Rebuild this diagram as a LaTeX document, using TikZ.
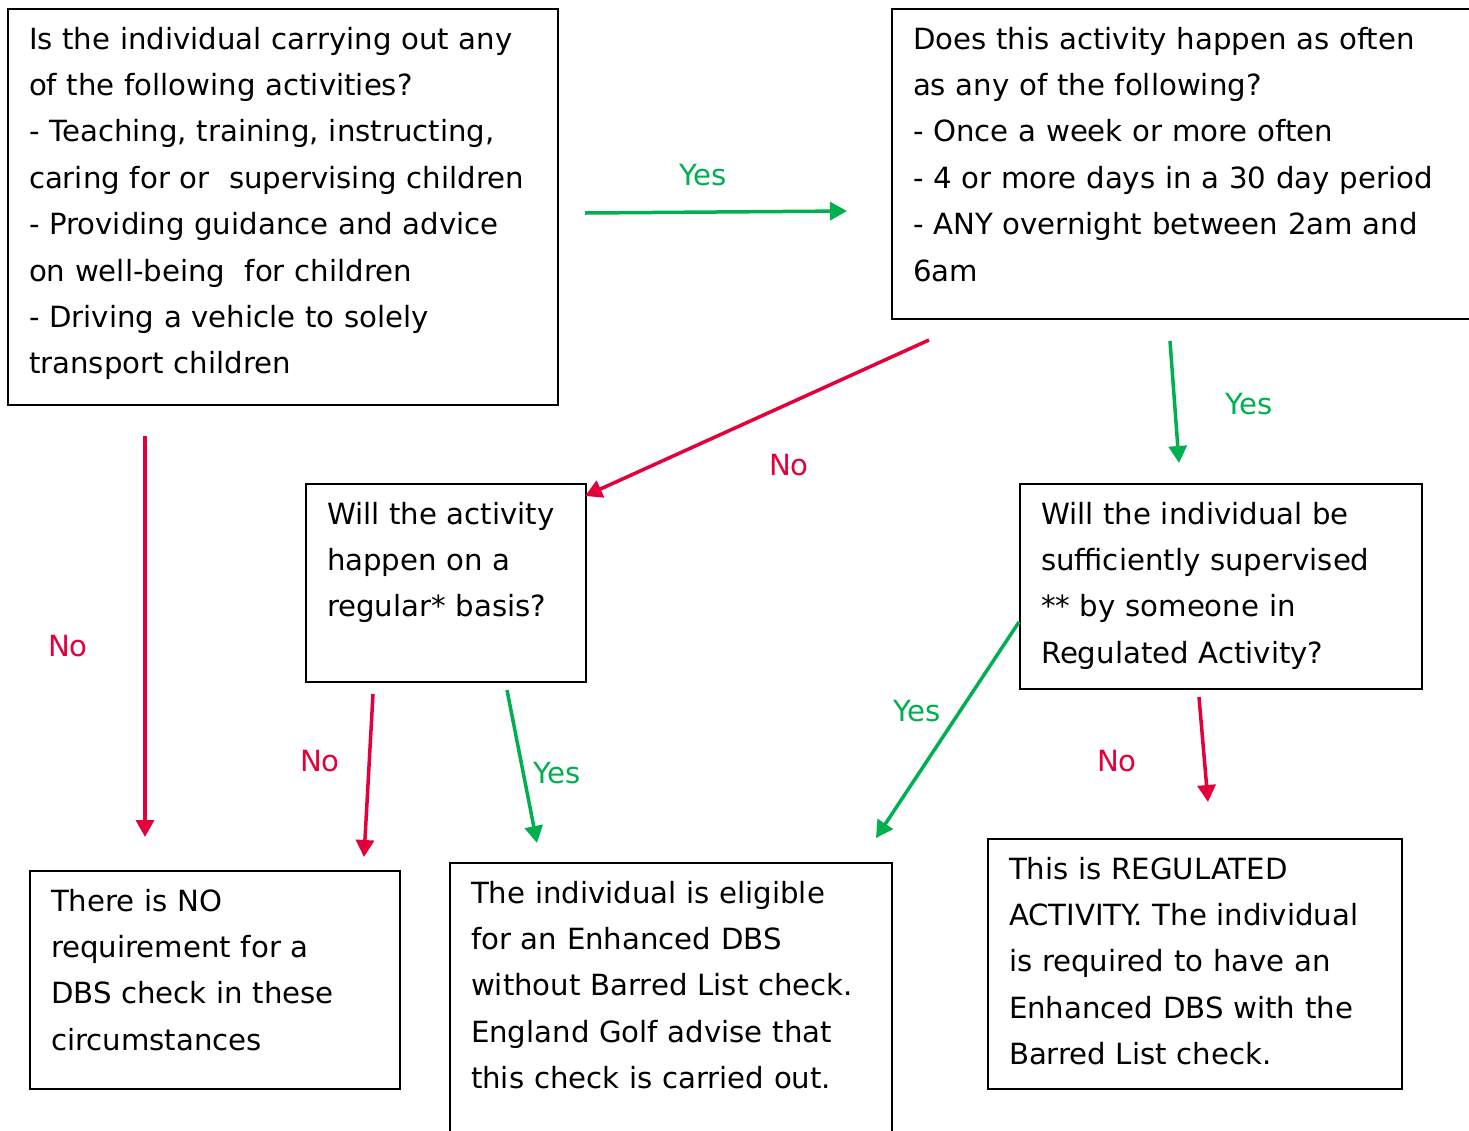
\documentclass[tikz,border=0pt]{standalone}
\usepackage{fontspec}
\setmainfont{DejaVu Sans}
\usetikzlibrary{arrows.meta,positioning}
\definecolor{yesgreen}{RGB}{0,176,80}
\definecolor{nored}{RGB}{228,0,59}
\tikzset{
    every node/.style={font=\fontsize{14.6}{23.2}\selectfont},
    qbox/.style 2 args={draw,line width=1pt,anchor=north west,align=left,
        inner xsep=10.5pt,inner ysep=0pt,text height=20pt,
        text width=#1,text depth=#2},
    yesarrow/.style={draw=yesgreen,line width=1.75pt,-{Triangle[length=8.5pt,width=9pt]}},
    noarrow/.style={draw=nored,line width=1.75pt,-{Triangle[length=8.5pt,width=9pt]}},
    yeslabel/.style={text=yesgreen,inner sep=0pt},
    nolabel/.style={text=nored,inner sep=0pt}
}

\begin{document}
\begin{tikzpicture}[x=0.5pt,y=-0.5pt]
    \useasboundingbox (0,0) rectangle (1469,1131);
    % question boxes
    \node[qbox={254pt}{178pt}] (act) at (7,8)
        {Is the individual carrying out any\\
         of the following activities?\\
         - Teaching, training, instructing,\\
         caring for or~ supervising children\\
         - Providing guidance and advice\\
         on well-being~ for children\\
         - Driving a vehicle to solely\\
         transport children};
    \node[qbox={273.5pt}{135pt}] (often) at (891,8)
        {Does this activity happen as often\\
         as any of the following?\\
         - Once a week or more often\\
         - 4 or more days in a 30 day period\\
         - ANY overnight between 2am and\\
         6am};
    \node[qbox={119pt}{79pt}] (regular) at (305,483)
        {Will the activity\\
         happen on a\\
         regular* basis?};
    \node[qbox={180pt}{82.5pt}] (superv) at (1019,483)
        {Will the individual be\\
         sufficiently supervised\\
         {**} by someone in\\
         Regulated Activity?};
    % outcome boxes
    \node[qbox={164pt}{89pt}] (nodbs) at (29,870)
        {There is NO\\
         requirement for a\\
         DBS check in these\\
         circumstances};
    \node[qbox={200pt}{121.5pt}] (enh) at (449,862)
        {The individual is eligible\\
         for an Enhanced DBS\\
         without Barred List check.\\
         England Golf advise that\\
         this check is carried out.};
    \node[qbox={186pt}{105pt}] (reg) at (987,838)
        {This is REGULATED\\
         ACTIVITY. The individual\\
         is required to have an\\
         Enhanced DBS with the\\
         Barred List check.};

    % arrow ends
    \coordinate (a1) at (585,213);   \coordinate (a2) at (847,211);
    \coordinate (b1) at (929,340);   \coordinate (b2) at (585,496);
    \coordinate (c1) at (1170,341);  \coordinate (c2) at (1179,463);
    \coordinate (d1) at (145,436);   \coordinate (d2) at (145,837);
    \coordinate (e1) at (373,694);   \coordinate (e2) at (364,857);
    \coordinate (f1) at (507,690);   \coordinate (f2) at (537,843);
    \coordinate (g1) at (1019,622);  \coordinate (g2) at (876,838);
    \coordinate (h1) at (1199,697);  \coordinate (h2) at (1208,802);

    \draw[yesarrow] (a1) -- (a2);
    \draw[noarrow]  (b1) -- (b2);
    \draw[yesarrow] (c1) -- (c2);
    \draw[noarrow]  (d1) -- (d2);
    \draw[noarrow]  (e1) -- (e2);
    \draw[yesarrow] (f1) -- (f2);
    \draw[yesarrow] (g1) -- (g2);
    \draw[noarrow]  (h1) -- (h2);

    % labels
    \node[yeslabel] (ya) at (703,175) {Yes};
    \node[nolabel]  (nb) at (789,465) {No};
    \node[yeslabel] (yc) at (1249,404) {Yes};
    \node[nolabel]  (nd) at (68,646) {No};
    \node[nolabel]  (ne) at (320,761) {No};
    \node[yeslabel] (yf) at (557,773) {Yes};
    \node[yeslabel] (yg) at (917,711) {Yes};
    \node[nolabel]  (nh) at (1117,761) {No};
\end{tikzpicture}
\end{document}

■ TASK STATEMENT
Every line above should be returned word for word, with the pictures left behind.

■ SOLUTION TO THIS PROBLEM
Rebuild this diagram as a LaTeX document, using TikZ.
\documentclass[tikz,border=0pt]{standalone}
\usepackage{fontspec}
\setmainfont{DejaVu Sans}
\usetikzlibrary{arrows.meta,positioning}
\definecolor{yesgreen}{RGB}{0,176,80}
\definecolor{nored}{RGB}{228,0,59}
\tikzset{
    every node/.style={font=\fontsize{14.6}{23.2}\selectfont},
    qbox/.style 2 args={draw,line width=1pt,anchor=north west,align=left,
        inner xsep=10.5pt,inner ysep=0pt,text height=20pt,
        text width=#1,text depth=#2},
    yesarrow/.style={draw=yesgreen,line width=1.75pt,-{Triangle[length=8.5pt,width=9pt]}},
    noarrow/.style={draw=nored,line width=1.75pt,-{Triangle[length=8.5pt,width=9pt]}},
    yeslabel/.style={text=yesgreen,inner sep=0pt},
    nolabel/.style={text=nored,inner sep=0pt}
}

\begin{document}
\begin{tikzpicture}[x=0.5pt,y=-0.5pt]
    \useasboundingbox (0,0) rectangle (1469,1131);
    % question boxes
    \node[qbox={254pt}{178pt}] (act) at (7,8)
        {Is the individual carrying out any\\
         of the following activities?\\
         - Teaching, training, instructing,\\
         caring for or~ supervising children\\
         - Providing guidance and advice\\
         on well-being~ for children\\
         - Driving a vehicle to solely\\
         transport children};
    \node[qbox={273.5pt}{135pt}] (often) at (891,8)
        {Does this activity happen as often\\
         as any of the following?\\
         - Once a week or more often\\
         - 4 or more days in a 30 day period\\
         - ANY overnight between 2am and\\
         6am};
    \node[qbox={119pt}{79pt}] (regular) at (305,483)
        {Will the activity\\
         happen on a\\
         regular* basis?};
    \node[qbox={180pt}{82.5pt}] (superv) at (1019,483)
        {Will the individual be\\
         sufficiently supervised\\
         {**} by someone in\\
         Regulated Activity?};
    % outcome boxes
    \node[qbox={164pt}{89pt}] (nodbs) at (29,870)
        {There is NO\\
         requirement for a\\
         DBS check in these\\
         circumstances};
    \node[qbox={200pt}{121.5pt}] (enh) at (449,862)
        {The individual is eligible\\
         for an Enhanced DBS\\
         without Barred List check.\\
         England Golf advise that\\
         this check is carried out.};
    \node[qbox={186pt}{105pt}] (reg) at (987,838)
        {This is REGULATED\\
         ACTIVITY. The individual\\
         is required to have an\\
         Enhanced DBS with the\\
         Barred List check.};

    % arrow ends
    \coordinate (a1) at (585,213);   \coordinate (a2) at (847,211);
    \coordinate (b1) at (929,340);   \coordinate (b2) at (585,496);
    \coordinate (c1) at (1170,341);  \coordinate (c2) at (1179,463);
    \coordinate (d1) at (145,436);   \coordinate (d2) at (145,837);
    \coordinate (e1) at (373,694);   \coordinate (e2) at (364,857);
    \coordinate (f1) at (507,690);   \coordinate (f2) at (537,843);
    \coordinate (g1) at (1019,622);  \coordinate (g2) at (876,838);
    \coordinate (h1) at (1199,697);  \coordinate (h2) at (1208,802);

    \draw[yesarrow] (a1) -- (a2);
    \draw[noarrow]  (b1) -- (b2);
    \draw[yesarrow] (c1) -- (c2);
    \draw[noarrow]  (d1) -- (d2);
    \draw[noarrow]  (e1) -- (e2);
    \draw[yesarrow] (f1) -- (f2);
    \draw[yesarrow] (g1) -- (g2);
    \draw[noarrow]  (h1) -- (h2);

    % labels
    \node[yeslabel] (ya) at (703,175) {Yes};
    \node[nolabel]  (nb) at (789,465) {No};
    \node[yeslabel] (yc) at (1249,404) {Yes};
    \node[nolabel]  (nd) at (68,646) {No};
    \node[nolabel]  (ne) at (320,761) {No};
    \node[yeslabel] (yf) at (557,773) {Yes};
    \node[yeslabel] (yg) at (917,711) {Yes};
    \node[nolabel]  (nh) at (1117,761) {No};
\end{tikzpicture}
\end{document}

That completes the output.